The tragic death of Shelley, a few weeks later, destroyed every prospect of success for the Liberal. Hunt was now virtually a dependant upon Byron, whose least amiable qualities were called forth by the relation of patron to an unsympathetic dependant, burdened with a large and troublesome family. He was moreover incessantly wounded by the representations of his friends that he was losing caste by the connexion. The Liberal lived through four quarterly numbers, containing contributions no less memorable than Byron’s “Vision of Judgment” and Shelley’s translations from Faust; but in 1823 Byron sailed for Greece, leaving his coadjutor at Genoa to shift for himself. The Italian climate and manners, however, were entirely to Hunt’s taste, and he protracted his residence until 1825, producing in the interim Ultra-Crepidarius, a Satire on William Gifford (1823), and his matchless translation (1825) of Francesco Redi’s Bacco in Toscana. In 1825 an unfortunate litigation with his brother brought him back to England, and in 1828 he committed his greatest mistake by the publication of his Lord Byron and some of his Contemporaries. The work is of considerable value as a corrective of merely idealized estimates of Lord Byron. But such a corrective should not have come from one who had lain under obligations to Byron.
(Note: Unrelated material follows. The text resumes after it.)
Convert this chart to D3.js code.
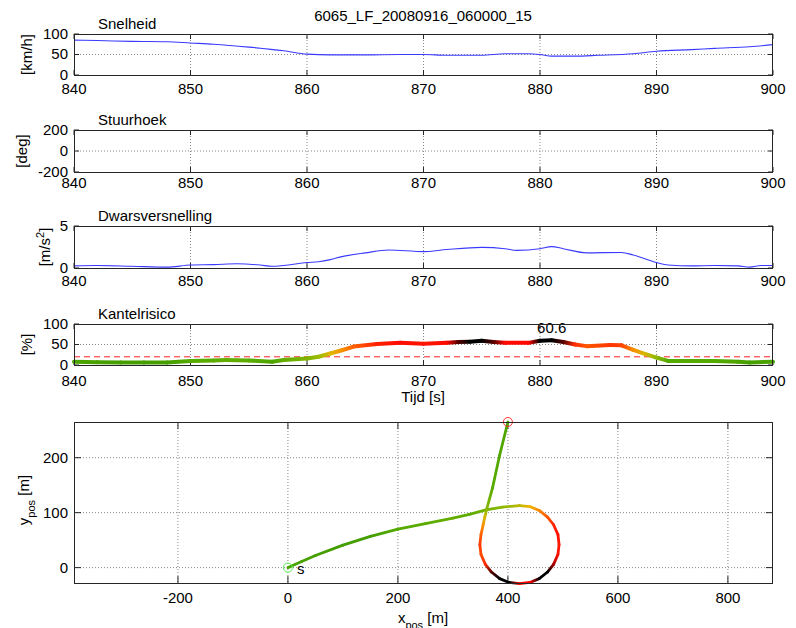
<!DOCTYPE html>
<html><head><meta charset="utf-8">
<script src="https://cdn.jsdelivr.net/npm/d3@7"></script>
<style>
body{margin:0;background:#fff;}
text{font-family:"Liberation Sans",Arial,Helvetica,sans-serif;fill:#000;}
</style></head>
<body><svg id="chart" width="796" height="628"></svg>
<script>
// ---------- DATA ----------
const chartTitle = "6065_LF_20080916_060000_15";
const timeTicks = [840, 850, 860, 870, 880, 890, 900];

const speedT = [840, 842, 845, 848, 850, 852, 855, 858, 860, 862, 865, 868, 870, 872, 875, 877, 879, 880, 881, 883, 885, 888, 890, 893, 895, 898, 900];
const speedV = [85, 84, 82, 81, 78, 75, 68, 59, 51, 49, 49, 50, 50, 48, 48, 52, 52, 50, 46, 46, 48, 52, 58, 62, 65, 69, 74];
const speedTicks = [0, 50, 100];

const steerT = [];
const steerV = [];
const steerTicks = [-200, 0, 200];

const latT = [840, 842, 845, 848, 850, 852, 854, 856, 857, 858, 860, 861, 862, 863, 865, 867, 870, 872, 875, 877, 878, 880, 881, 882, 884, 887, 888, 890, 891, 893, 895, 897, 898, 899, 900];
const latV = [0.25, 0.3, 0.2, 0.1, 0.35, 0.4, 0.5, 0.35, 0.2, 0.3, 0.65, 0.75, 1.0, 1.35, 1.8, 2.15, 1.95, 2.2, 2.45, 2.3, 2.1, 2.3, 2.55, 2.3, 1.8, 1.85, 1.55, 0.65, 0.35, 0.25, 0.3, 0.25, 0.1, 0.3, 0.3];
const latTicks = [0, 5];

const riskT = [840, 842, 844, 846, 848, 850, 852, 853, 855, 857, 858, 860, 861, 862, 863, 864, 866, 868, 870, 872, 873, 874, 875, 876, 877, 879, 880, 881, 882, 883, 884, 886, 887, 888, 889, 890, 891, 893, 895, 897, 898, 900];
const riskV = [8, 7, 6, 6, 6, 10, 11, 12, 11, 8, 12, 16, 20, 28, 36, 45, 51, 54, 52, 54, 56, 57, 59, 56, 54, 54, 59, 60.6, 56, 50, 46, 49, 48, 37, 27, 18, 10, 10, 10, 8, 6, 8];
const riskTicks = [0, 50, 100];
const riskThreshold = 20;
const riskPeak = {t: 881, v: 60.6, label: "60.6"};

const pathX = [0, 25, 50, 100, 150, 200, 250, 300, 330, 360, 390, 421, 440, 457, 472, 483, 491, 493, 491, 483, 472, 457, 440, 421, 402, 385, 370, 359, 351, 349, 351, 355, 358, 361, 372, 385, 400];
const pathY = [0, 11, 22, 41, 57, 70, 80, 90, 97, 105, 110, 113, 111, 104, 92, 78, 60, 42, 24, 6, -8, -20, -27, -29, -27, -20, -8, 6, 24, 42, 60, 78, 92, 105, 145, 205, 265];
const pathRisk = [8, 7, 6, 6, 6, 10, 11, 12, 11, 14, 18, 24, 30, 38, 46, 51, 53, 52, 53, 55.5, 57, 58, 55, 54, 57, 60.6, 56, 50, 47, 49, 45, 36, 27, 18, 10, 9, 8];
const posXTicks = [-200, 0, 200, 400, 600, 800];
const posYTicks = [0, 100, 200];

// ---------- LAYOUT ----------
const L = 74, R = 773;
const svg = d3.select("#chart");
const FS = 15;
const riskColor = d3.scaleLinear()
  .domain([0, 10, 20, 30, 45, 52, 55, 56.5])
  .range(["#2a8c00", "#55aa00", "#9abb00", "#f0b400", "#ff6000", "#ff1800", "#ff0000", "#000000"])
  .clamp(true);

const defs = svg.append("defs");
let gradId = 0;

function axesFrame(x, y, xTicks, yTicks, opts) {
  const g = svg.append("g");
  const [y0, y1] = y.range();
  const top = Math.min(y0, y1), bot = Math.max(y0, y1);
  const tl = opts.tickLen || 5;
  g.selectAll(".gx").data(xTicks.filter(d => x(d) > L + 1 && x(d) < R - 1)).join("line")
    .attr("x1", d => x(d)).attr("x2", d => x(d)).attr("y1", top).attr("y2", bot)
    .attr("stroke", "#888").attr("stroke-width", 1).attr("stroke-dasharray", "1,2");
  g.selectAll(".gy").data((opts.gridY || []).filter(d => y(d) > top + 1 && y(d) < bot - 1)).join("line")
    .attr("x1", L).attr("x2", R).attr("y1", d => y(d)).attr("y2", d => y(d))
    .attr("stroke", "#888").attr("stroke-width", 1).attr("stroke-dasharray", "1,2");
  xTicks.forEach(d => {
    g.append("line").attr("x1", x(d)).attr("x2", x(d)).attr("y1", bot).attr("y2", bot - tl).attr("stroke", "#262626");
    g.append("line").attr("x1", x(d)).attr("x2", x(d)).attr("y1", top).attr("y2", top + tl).attr("stroke", "#262626");
  });
  yTicks.forEach(d => {
    g.append("line").attr("x1", L).attr("x2", L + tl).attr("y1", y(d)).attr("y2", y(d)).attr("stroke", "#262626");
    g.append("line").attr("x1", R).attr("x2", R - tl).attr("y1", y(d)).attr("y2", y(d)).attr("stroke", "#262626");
  });
  g.selectAll(".tx").data(xTicks).join("text")
    .attr("x", d => x(d)).attr("y", bot + (opts.xLabOff || 18)).attr("text-anchor", "middle")
    .attr("font-size", FS).text(d => d);
  g.selectAll(".ty").data(yTicks).join("text")
    .attr("x", L - 6).attr("y", d => y(d)).attr("dy", "0.33em").attr("text-anchor", "end")
    .attr("font-size", FS).text(d => d);
  return g;
}
function boxFrame(top, bot) {
  svg.append("rect").attr("x", L + 0.5).attr("y", top + 0.5).attr("width", R - L - 1).attr("height", bot - top)
    .attr("fill", "none").attr("stroke", "#262626").attr("stroke-width", 1);
}

function timePanel(top, bot, domain, ticks, gridY, title, ylab, ylabX, xLabOff) {
  const x = d3.scaleLinear().domain([840, 900]).range([L, R]);
  const y = d3.scaleLinear().domain(domain).range([bot, top]);
  axesFrame(x, y, timeTicks, ticks, {gridY, xLabOff});
  svg.append("text").attr("x", 98).attr("y", top - 5).attr("font-size", FS).text(title);
  const yl = svg.append("text").attr("transform", `translate(${ylabX},${(top + bot) / 2}) rotate(-90)`)
    .attr("text-anchor", "middle").attr("font-size", FS);
  ylab(yl);
  return {x, y};
}

// Panel 1: Snelheid
const p1 = timePanel(34, 75, [0, 100], speedTicks, [50], "Snelheid", t => t.text("[km/h]"), 32, 19);
svg.append("path").datum(speedT.map((t, i) => [t, speedV[i]]))
  .attr("d", d3.line().curve(d3.curveMonotoneX).x(d => p1.x(d[0])).y(d => p1.y(d[1])))
  .attr("fill", "none").attr("stroke", "#3a3aff").attr("stroke-width", 1.1);
boxFrame(34, 75);

// Panel 2: Stuurhoek
const p2 = timePanel(130, 172, [-200, 200], steerTicks, [0], "Stuurhoek", t => t.text("[deg]"), 27, 16);
svg.append("path").datum(steerT.map((t, i) => [t, steerV[i]]))
  .attr("d", d3.line().x(d => p2.x(d[0])).y(d => p2.y(d[1])))
  .attr("fill", "none").attr("stroke", "#3a3aff");
boxFrame(130, 172);

// Panel 3: Dwarsversnelling
const p3 = timePanel(226, 268, [0, 5], latTicks, [], "Dwarsversnelling", t => {
  t.append("tspan").text("[m/s");
  t.append("tspan").attr("baseline-shift", "super").attr("font-size", 11).text("2");
  t.append("tspan").text("]");
}, 50, 18);
svg.append("path").datum(latT.map((t, i) => [t, latV[i]]))
  .attr("d", d3.line().curve(d3.curveMonotoneX).x(d => p3.x(d[0])).y(d => p3.y(d[1])))
  .attr("fill", "none").attr("stroke", "#3a3aff").attr("stroke-width", 1.1);
boxFrame(226, 268);

// Panel 4: Kantelrisico
const p4 = timePanel(324, 365, [0, 100], riskTicks, [50], "Kantelrisico", t => t.text("[%]"), 32, 21);
svg.append("line").attr("x1", L).attr("x2", R).attr("y1", p4.y(riskThreshold)).attr("y2", p4.y(riskThreshold))
  .attr("stroke", "#ff2020").attr("stroke-width", 1).attr("stroke-dasharray", "6,4");

function gradSegments(g, pts, vals, width) {
  for (let i = 0; i < pts.length - 1; i++) {
    const [ax, ay] = pts[i], [bx, by] = pts[i + 1];
    const id = "gr" + (gradId++);
    const lg = defs.append("linearGradient").attr("id", id).attr("gradientUnits", "userSpaceOnUse")
      .attr("x1", ax).attr("y1", ay).attr("x2", bx).attr("y2", by);
    lg.append("stop").attr("offset", "0%").attr("stop-color", riskColor(vals[i]));
    lg.append("stop").attr("offset", "100%").attr("stop-color", riskColor(vals[i + 1]));
    g.append("line").attr("x1", ax).attr("y1", ay).attr("x2", bx).attr("y2", by)
      .attr("stroke", `url(#${id})`).attr("stroke-width", width).attr("stroke-linecap", "round");
  }
}
const riskG = svg.append("g");
gradSegments(riskG, riskT.map((t, i) => [p4.x(t), p4.y(riskV[i])]), riskV, 4);
svg.append("text").attr("x", p4.x(riskPeak.t)).attr("y", p4.y(riskPeak.v) - 7)
  .attr("text-anchor", "middle").attr("font-size", FS).text(riskPeak.label);
boxFrame(324, 365);
svg.append("text").attr("x", 423).attr("y", 402).attr("text-anchor", "middle").attr("font-size", FS).text("Tijd [s]");

// Panel 5: position
const top5 = 422, bot5 = 583;
const px = d3.scaleLinear().domain([-389, 882]).range([L, R]);
const py = d3.scaleLinear().domain([-28, 265]).range([bot5, top5]);
axesFrame(px, py, posXTicks, posYTicks, {gridY: posYTicks, xLabOff: 20, tickLen: 7});
const posG = svg.append("g");
gradSegments(posG, pathX.map((x, i) => [px(x), py(pathY[i])]), pathRisk, 2.8);
svg.append("circle").attr("cx", px(pathX[0])).attr("cy", py(pathY[0])).attr("r", 4.5)
  .attr("fill", "none").attr("stroke", "#55ee55").attr("stroke-width", 1);
svg.append("text").attr("x", px(pathX[0]) + 9).attr("y", py(pathY[0]) + 6).attr("font-size", FS).text("s");
const last = pathX.length - 1;
svg.append("circle").attr("cx", px(pathX[last])).attr("cy", py(pathY[last])).attr("r", 4.5)
  .attr("fill", "none").attr("stroke", "#ff3030").attr("stroke-width", 1);
boxFrame(top5, bot5);
const yl5 = svg.append("text").attr("transform", `translate(29,500) rotate(-90)`).attr("text-anchor", "middle").attr("font-size", FS);
yl5.append("tspan").text("y");
yl5.append("tspan").attr("baseline-shift", "sub").attr("font-size", 11).text("pos");
yl5.append("tspan").attr("baseline-shift", "baseline").text(" [m]");
const xl5 = svg.append("text").attr("x", 423).attr("y", 623).attr("text-anchor", "middle").attr("font-size", FS);
xl5.append("tspan").text("x");
xl5.append("tspan").attr("baseline-shift", "sub").attr("font-size", 11).text("pos");
xl5.append("tspan").attr("baseline-shift", "baseline").text(" [m]");

svg.append("text").attr("x", 423).attr("y", 21).attr("text-anchor", "middle").attr("font-size", FS).text(chartTitle);
</script></body></html>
British ideas of what was decent were shocked, and the author especially writhed under the withering satire of Moore. For many years ensuing the history of Hunt’s life is that of a painful struggle with poverty and sickness. He worked unremittingly, but one effort failed after another. Two journalistic ventures, the Tatler (1830–1832), a daily devoted to literary and dramatic criticism, and Leigh Hunt’s London Journal (1834–1835),

  1. Walter Coulson (1794?–1860), lawyer and journalist, was at one time amanuensis to Jeremy Bentham, and became in 1823 editor of the Globe.
  2. John Hamilton Reynolds (1796–1852), best known for his friendship and correspondence with Keats. His narrative verse founded on the tales of Boccaccio appeared in 1821 as The Garden of Florence and other Poems. He wrote some admirable sonnets, one of which is addressed to Keats.